_Problem requirements_
Return each line of the records with nothing changed, pictures excepted.

_Material to process_
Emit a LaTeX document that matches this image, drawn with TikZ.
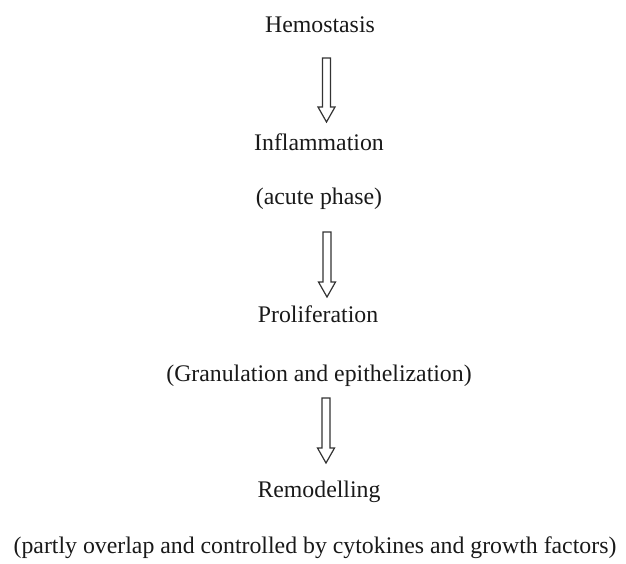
\documentclass[tikz,border=0pt]{standalone}
\usepackage{fontspec}
\setmainfont{Liberation Serif}
\usetikzlibrary{calc}
\tikzset{
  stage/.style={anchor=base, inner sep=0pt, font=\fontsize{23.8}{28}\selectfont, text=black!90},
  blockarr/.style={draw=black!80, line width=1.2pt, line join=miter, fill=white}
}
\newcommand\blockarrow[2]{%
  \draw[blockarr] ($(#1)+(-4,0)$) -- ($(#2)+(-4,-15)$) -- ($(#2)+(-8.5,-15)$) -- (#2)
    -- ($(#2)+(8.5,-15)$) -- ($(#2)+(4,-15)$) -- ($(#1)+(4,0)$) -- cycle;}
\begin{document}
\begin{tikzpicture}[x=1pt,y=-1pt]
\useasboundingbox (0,0) rectangle (626,563);
\node[stage] (hem) at (320,32) {Hemostasis};
\node[stage] (inf) at (319,150) {Inflammation};
\node[stage] (acu) at (319,204) {(acute phase)};
\node[stage] (pro) at (318,322) {Proliferation};
\node[stage] (gra) at (319,381) {(Granulation and epithelization)};
\node[stage] (rem) at (319,497) {Remodelling};
\node[stage] (par) at (315,553) {(partly overlap and controlled by cytokines and growth factors)};
\coordinate (a1t) at (326.5,58);
\coordinate (a1b) at (326.5,122);
\coordinate (a2t) at (327,232);
\coordinate (a2b) at (327,297);
\coordinate (a3t) at (326,398);
\coordinate (a3b) at (326,463);
\blockarrow{a1t}{a1b}
\blockarrow{a2t}{a2b}
\blockarrow{a3t}{a3b}
\end{tikzpicture}
\end{document}
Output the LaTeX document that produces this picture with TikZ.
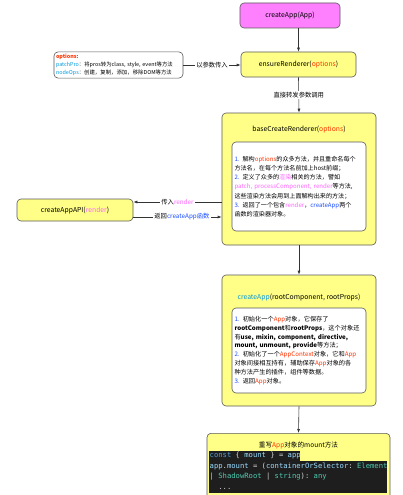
\documentclass[tikz,border=0pt]{standalone}
\usepackage{fontspec}
\setmainfont{Noto Sans CJK SC}
\setmonofont{DejaVu Sans Mono}
\usetikzlibrary{arrows.meta,positioning}

\definecolor{stageyellow}{HTML}{FFFF88}
\definecolor{appmagenta}{HTML}{FF80FF}
\definecolor{optred}{HTML}{FF3300}
\definecolor{renderpink}{HTML}{FF66FF}
\definecolor{stepblue}{HTML}{1A4DFF}
\definecolor{keycyan}{HTML}{0099DD}
\definecolor{codebg}{HTML}{1E1E1E}
\definecolor{codekw}{HTML}{569CD6}
\definecolor{codevar}{HTML}{9CDCFE}
\definecolor{codetype}{HTML}{4EC9B0}
\definecolor{codetxt}{HTML}{D4D4D4}

\newcommand{\opt}[1]{\textcolor{optred}{#1}}
\newcommand{\rnd}[1]{\textcolor{renderpink}{#1}}
\newcommand{\stepno}[1]{\textcolor{stepblue}{#1}}

\begin{document}
\begin{tikzpicture}[x=1pt,y=-1pt,% pixel coordinates, y going down
        stagebox/.style={draw=black!65,line width=0.6pt,rounded corners=4pt,fill=stageyellow,font=\fontsize{6.8}{8}\selectfont},
        notebox/.style={draw=black!65,line width=0.6pt,rounded corners=4pt,fill=white,align=left},
        flow/.style={draw=black!80,line width=0.6pt,-{Latex[length=4pt,width=3pt]}},
        edgelabel/.style={fill=white,inner sep=1.5pt,font=\fontsize{6.3}{7}\selectfont}]
\useasboundingbox (0,0) rectangle (402,495);
\clip (0,0) rectangle (402,495);

% top of the chain
\node[stagebox,fill=appmagenta,minimum width=100,minimum height=25] (app) at (290,15.5) {createApp(App)};
\node[stagebox,minimum width=115,minimum height=25] (ensure) at (298.5,64.5) {ensureRenderer(\opt{options})};
\node[notebox,text width=125,inner sep=2pt,minimum height=24,font=\fontsize{5.4}{8.2}\selectfont] (opts) at (118.5,65) {%
\textcolor{optred}{\textbf{options:}}\\
\textcolor{keycyan}{patchPro}：将pros转为class, style, event等方法\\
\textcolor{keycyan}{nodeOps}：创建，复制，添加，移除DOM等方法};

% baseCreateRenderer
\node[stagebox,minimum width=154,minimum height=132] (base) at (299,179) {};
\node[font=\fontsize{6.8}{8}\selectfont] (basetitle) at (299,129) {baseCreateRenderer(\opt{options})};
\node[notebox,text width=129,inner sep=2.5pt,minimum height=89,font=\fontsize{6.1}{9.2}\selectfont] (baseinner) at (299,186.5) {%
\stepno{1.} 解构\opt{options}的众多方法，并且重命名每个\\
方法名，在每个方法名前加上host前缀；\\
\stepno{2.} 定义了众多的\rnd{渲染}相关的方法，譬如\\
\rnd{patch, processComponent, render}等方法,\\
这些渲染方法会用到上面解构出来的方法；\\
\stepno{3.} 返回了一个包含\rnd{render}，\stepno{createApp}两个\\
函数的渲染器对象。};

\node[stagebox,minimum width=116,minimum height=22] (api) at (75,210) {createAppAPI(\rnd{render})};

% createApp
\node[stagebox,minimum width=154,minimum height=131] (create) at (299,340.5) {};
\node[font=\fontsize{6.8}{8}\selectfont] (createtitle) at (299,297) {\textcolor{keycyan}{createApp}(rootComponent, rootProps)};
\node[notebox,text width=129,inner sep=2.5pt,minimum height=85,font=\fontsize{6.2}{8.9}\selectfont] (createinner) at (299,350.5) {%
\stepno{1.} 初始化一个\opt{App}对象，它保存了\\
\textbf{rootComponent}和\textbf{rootProps}，这个对象还\\
有\textbf{use, mixin, component, directive,}\\
\textbf{mount, unmount, provide}等方法；\\
\stepno{2.} 初始化了一个\opt{AppContext}对象，它和\opt{App}\\
对象间接相互持有，辅助保存\opt{App}对象的各\\
种方法产生的插件，组件等数据。\\
\stepno{3.} 返回\opt{App}对象。};

% mount, cut by the bottom edge
\node[stagebox,minimum width=183,minimum height=80,anchor=north] (mount) at (298.5,433) {};
\node[font=\fontsize{6.6}{8}\selectfont] (mounttitle) at (298.5,445) {重写\opt{App}对象的mount方法};
\fill[codebg] (209,451) rectangle (300,461);
\fill[codebg] (209,461) rectangle (387,493);
\node[anchor=north west,inner sep=0pt,align=left,font=\fontsize{7.2}{10.5}\ttfamily] (code) at (209.5,452) {%
\textcolor{codekw}{const} \textcolor{codetxt}{\{} \textcolor{codevar}{mount} \textcolor{codetxt}{\} =} \textcolor{codevar}{app}\\
\textcolor{codevar}{app}\textcolor{codetxt}{.}\textcolor{codevar}{mount} \textcolor{codetxt}{= (}\textcolor{codevar}{containerOrSelector}\textcolor{codetxt}{:} \textcolor{codetype}{Element}\\
\textcolor{codetxt}{|} \textcolor{codetype}{ShadowRoot} \textcolor{codetxt}{|} \textcolor{codetype}{string}\textcolor{codetxt}{):} \textcolor{codetype}{any}\\
\textcolor{codetxt}{\ \ ...}};

% connectors
\draw[flow] (ensure.north |- app.south) -- (ensure.north);
\draw[flow] (opts.east) -- node[edgelabel] {以参数传入} (opts.east -| ensure.west);
\draw[flow] (ensure.south) -- node[edgelabel] {直接转发参数调用} (base.north);
\coordinate (passin) at ([yshift=8pt]api.east);
\coordinate (giveback) at ([yshift=-7pt]api.east);
\draw[flow] (passin -| base.west) -- node[edgelabel] {传入\rnd{render}} (passin);
\draw[flow] (giveback) -- node[edgelabel,pos=0.55] {返回\stepno{createApp函数}} (giveback -| base.west);
\draw[flow] (base.south) -- (create.north);
\draw[flow] (create.south) -- (mount.north);

\end{tikzpicture}
\end{document}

_Answer to the task_
Emit a LaTeX document that matches this image, drawn with TikZ.
\documentclass[tikz,border=0pt]{standalone}
\usepackage{fontspec}
\setmainfont{Liberation Serif}
\usetikzlibrary{calc}
\tikzset{
  stage/.style={anchor=base, inner sep=0pt, font=\fontsize{23.8}{28}\selectfont, text=black!90},
  blockarr/.style={draw=black!80, line width=1.2pt, line join=miter, fill=white}
}
\newcommand\blockarrow[2]{%
  \draw[blockarr] ($(#1)+(-4,0)$) -- ($(#2)+(-4,-15)$) -- ($(#2)+(-8.5,-15)$) -- (#2)
    -- ($(#2)+(8.5,-15)$) -- ($(#2)+(4,-15)$) -- ($(#1)+(4,0)$) -- cycle;}
\begin{document}
\begin{tikzpicture}[x=1pt,y=-1pt]
\useasboundingbox (0,0) rectangle (626,563);
\node[stage] (hem) at (320,32) {Hemostasis};
\node[stage] (inf) at (319,150) {Inflammation};
\node[stage] (acu) at (319,204) {(acute phase)};
\node[stage] (pro) at (318,322) {Proliferation};
\node[stage] (gra) at (319,381) {(Granulation and epithelization)};
\node[stage] (rem) at (319,497) {Remodelling};
\node[stage] (par) at (315,553) {(partly overlap and controlled by cytokines and growth factors)};
\coordinate (a1t) at (326.5,58);
\coordinate (a1b) at (326.5,122);
\coordinate (a2t) at (327,232);
\coordinate (a2b) at (327,297);
\coordinate (a3t) at (326,398);
\coordinate (a3b) at (326,463);
\blockarrow{a1t}{a1b}
\blockarrow{a2t}{a2b}
\blockarrow{a3t}{a3b}
\end{tikzpicture}
\end{document}
Output the LaTeX document that produces this picture with TikZ.
\documentclass[tikz,border=0pt]{standalone}
\usepackage{fontspec}
\setmainfont{Noto Sans CJK SC}
\setmonofont{DejaVu Sans Mono}
\usetikzlibrary{arrows.meta,positioning}

\definecolor{stageyellow}{HTML}{FFFF88}
\definecolor{appmagenta}{HTML}{FF80FF}
\definecolor{optred}{HTML}{FF3300}
\definecolor{renderpink}{HTML}{FF66FF}
\definecolor{stepblue}{HTML}{1A4DFF}
\definecolor{keycyan}{HTML}{0099DD}
\definecolor{codebg}{HTML}{1E1E1E}
\definecolor{codekw}{HTML}{569CD6}
\definecolor{codevar}{HTML}{9CDCFE}
\definecolor{codetype}{HTML}{4EC9B0}
\definecolor{codetxt}{HTML}{D4D4D4}

\newcommand{\opt}[1]{\textcolor{optred}{#1}}
\newcommand{\rnd}[1]{\textcolor{renderpink}{#1}}
\newcommand{\stepno}[1]{\textcolor{stepblue}{#1}}

\begin{document}
\begin{tikzpicture}[x=1pt,y=-1pt,% pixel coordinates, y going down
        stagebox/.style={draw=black!65,line width=0.6pt,rounded corners=4pt,fill=stageyellow,font=\fontsize{6.8}{8}\selectfont},
        notebox/.style={draw=black!65,line width=0.6pt,rounded corners=4pt,fill=white,align=left},
        flow/.style={draw=black!80,line width=0.6pt,-{Latex[length=4pt,width=3pt]}},
        edgelabel/.style={fill=white,inner sep=1.5pt,font=\fontsize{6.3}{7}\selectfont}]
\useasboundingbox (0,0) rectangle (402,495);
\clip (0,0) rectangle (402,495);

% top of the chain
\node[stagebox,fill=appmagenta,minimum width=100,minimum height=25] (app) at (290,15.5) {createApp(App)};
\node[stagebox,minimum width=115,minimum height=25] (ensure) at (298.5,64.5) {ensureRenderer(\opt{options})};
\node[notebox,text width=125,inner sep=2pt,minimum height=24,font=\fontsize{5.4}{8.2}\selectfont] (opts) at (118.5,65) {%
\textcolor{optred}{\textbf{options:}}\\
\textcolor{keycyan}{patchPro}：将pros转为class, style, event等方法\\
\textcolor{keycyan}{nodeOps}：创建，复制，添加，移除DOM等方法};

% baseCreateRenderer
\node[stagebox,minimum width=154,minimum height=132] (base) at (299,179) {};
\node[font=\fontsize{6.8}{8}\selectfont] (basetitle) at (299,129) {baseCreateRenderer(\opt{options})};
\node[notebox,text width=129,inner sep=2.5pt,minimum height=89,font=\fontsize{6.1}{9.2}\selectfont] (baseinner) at (299,186.5) {%
\stepno{1.} 解构\opt{options}的众多方法，并且重命名每个\\
方法名，在每个方法名前加上host前缀；\\
\stepno{2.} 定义了众多的\rnd{渲染}相关的方法，譬如\\
\rnd{patch, processComponent, render}等方法,\\
这些渲染方法会用到上面解构出来的方法；\\
\stepno{3.} 返回了一个包含\rnd{render}，\stepno{createApp}两个\\
函数的渲染器对象。};

\node[stagebox,minimum width=116,minimum height=22] (api) at (75,210) {createAppAPI(\rnd{render})};

% createApp
\node[stagebox,minimum width=154,minimum height=131] (create) at (299,340.5) {};
\node[font=\fontsize{6.8}{8}\selectfont] (createtitle) at (299,297) {\textcolor{keycyan}{createApp}(rootComponent, rootProps)};
\node[notebox,text width=129,inner sep=2.5pt,minimum height=85,font=\fontsize{6.2}{8.9}\selectfont] (createinner) at (299,350.5) {%
\stepno{1.} 初始化一个\opt{App}对象，它保存了\\
\textbf{rootComponent}和\textbf{rootProps}，这个对象还\\
有\textbf{use, mixin, component, directive,}\\
\textbf{mount, unmount, provide}等方法；\\
\stepno{2.} 初始化了一个\opt{AppContext}对象，它和\opt{App}\\
对象间接相互持有，辅助保存\opt{App}对象的各\\
种方法产生的插件，组件等数据。\\
\stepno{3.} 返回\opt{App}对象。};

% mount, cut by the bottom edge
\node[stagebox,minimum width=183,minimum height=80,anchor=north] (mount) at (298.5,433) {};
\node[font=\fontsize{6.6}{8}\selectfont] (mounttitle) at (298.5,445) {重写\opt{App}对象的mount方法};
\fill[codebg] (209,451) rectangle (300,461);
\fill[codebg] (209,461) rectangle (387,493);
\node[anchor=north west,inner sep=0pt,align=left,font=\fontsize{7.2}{10.5}\ttfamily] (code) at (209.5,452) {%
\textcolor{codekw}{const} \textcolor{codetxt}{\{} \textcolor{codevar}{mount} \textcolor{codetxt}{\} =} \textcolor{codevar}{app}\\
\textcolor{codevar}{app}\textcolor{codetxt}{.}\textcolor{codevar}{mount} \textcolor{codetxt}{= (}\textcolor{codevar}{containerOrSelector}\textcolor{codetxt}{:} \textcolor{codetype}{Element}\\
\textcolor{codetxt}{|} \textcolor{codetype}{ShadowRoot} \textcolor{codetxt}{|} \textcolor{codetype}{string}\textcolor{codetxt}{):} \textcolor{codetype}{any}\\
\textcolor{codetxt}{\ \ ...}};

% connectors
\draw[flow] (ensure.north |- app.south) -- (ensure.north);
\draw[flow] (opts.east) -- node[edgelabel] {以参数传入} (opts.east -| ensure.west);
\draw[flow] (ensure.south) -- node[edgelabel] {直接转发参数调用} (base.north);
\coordinate (passin) at ([yshift=8pt]api.east);
\coordinate (giveback) at ([yshift=-7pt]api.east);
\draw[flow] (passin -| base.west) -- node[edgelabel] {传入\rnd{render}} (passin);
\draw[flow] (giveback) -- node[edgelabel,pos=0.55] {返回\stepno{createApp函数}} (giveback -| base.west);
\draw[flow] (base.south) -- (create.north);
\draw[flow] (create.south) -- (mount.north);

\end{tikzpicture}
\end{document}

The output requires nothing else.